For Darrell and Bernice, a straight couple, ages 43 and 37, respectively, the week is about spending time with their gay friends and beginning to include Fiona in that circle. “We have many, many lesbian couple friends,” Darrell Smith said. “We have single lesbian friends, single gay male friends. We have friends that are a gay couple and they have twin boys. We just think it’s about getting together with people.”

About 85 percent of the parents who attend Family Week are gay, Chrisler said, but that composition is slowly changing. “I think gay families are more willing to bring their straight family members along, whereas 10 years ago this is something they would have kept to themselves,” Chrisler said.

That means there were a few hundred non-LGBTQ aunts, uncles, grandparents, friends and neighbors in attendance. When these individuals go to the voting booth in the next election cycle, how do you think they’ll vote? When non-LGBTQ America attaches names, faces and stories to our struggle, it can be a mind, heart and life-changing experience.
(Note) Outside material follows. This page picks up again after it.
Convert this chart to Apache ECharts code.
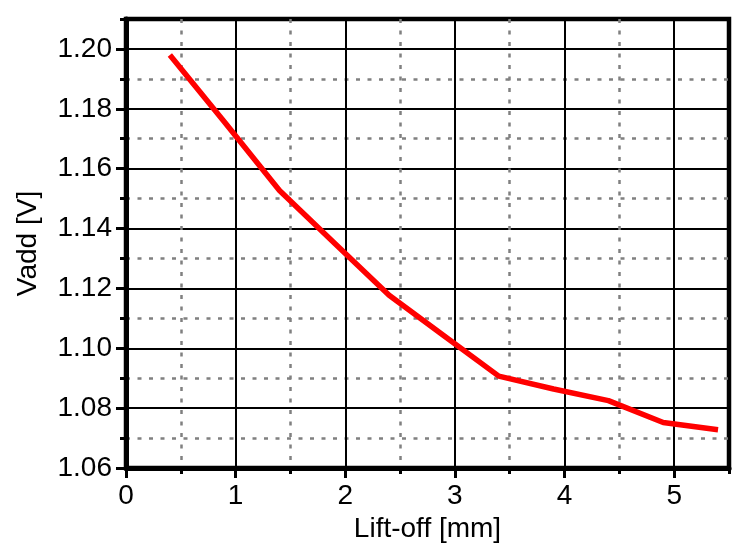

A few years ago, Mike Conway, a straight father, penned this op-ed for his local paper about his experience.

For my vacation this year I spent a week on Cape Cod, a week that changed my life. I spent the week in Provincetown volunteering at Family Week. As a straight 40-year-old father of two, why was I spending my summer vacation volunteering at an event celebrating and addressing the needs of families with gay and lesbian parents? Three reasons: first my family has friends within the sponsoring group, Family Pride Coalition, second I am currently unemployed so I was available, and third a career counselor told me I needed a volunteering item on my resume. But my experience during Family Week turned out to be far more significant than the sum of all of these.

While I have been a supporter of gay marriage and gay rights, it had always been from an intellectual standpoint and from outside the issue. I supported gay rights because equality seems only logical. But during the course of my week in Provincetown, surrounded by the reality of hundreds of gay families, I began to emotionally understand and appreciate the struggles these parents and children face every day: children ostracized and threatened at school and on the playground for having two moms, parents in crises denied access to civil and legal resources, and the stares and antagonism that gay parents and their children constantly endure. As a straight, white guy, I have never even been close to facing these sorts of things. But to the parents and children participating in Family Week these issues are all too real, they cut to the heart and spirit of humanity.The issue for them is about loving families, nothing more.

To see children aged four and five excited because they get to march in a parade and carry home-made signs that read simply “I Love My Dads” or “I Love My Lesbian Mom” struck an emotional chord in me that I was not prepared for. As a parent, I know the unconditional love that grows exponentially between parents and children. I cried throughout the week. I cried a lot. I can only imagine how difficult life would be for my family if our love was constantly questioned by strangers, colleagues, teachers, doctors, the courts and the country as a whole.

Growing up in the 70’s, I learned all the stereotypes, bigotry and prejudices of my Northeast Philly roots. Smear the Queer was a popular schoolyard game. As children, we had no idea what the name of this game implied. I had to learn to question and examine the assumptions, beliefs and values of my upbringing. I now consider myself a relatively open-minded person. But Family Week was my first experience at being an open-hearted person. Families, whatever they look like, are about love and nothing else. Sexual orientation, gender, race, none of these matter to a child. Every family is different in thousands of ways, which makes every family equal. Denying equal treatment to anyone, to any family or child is just wrong. Just as denying civil and voting rights based on gender or race was a stupid, small-minded thing to do, so is denying equal rights based on sexual orientation. It’s simply a waste of energy that could be devoted to addressing the myriad real problems, such as poverty, that families and children throughout the world face.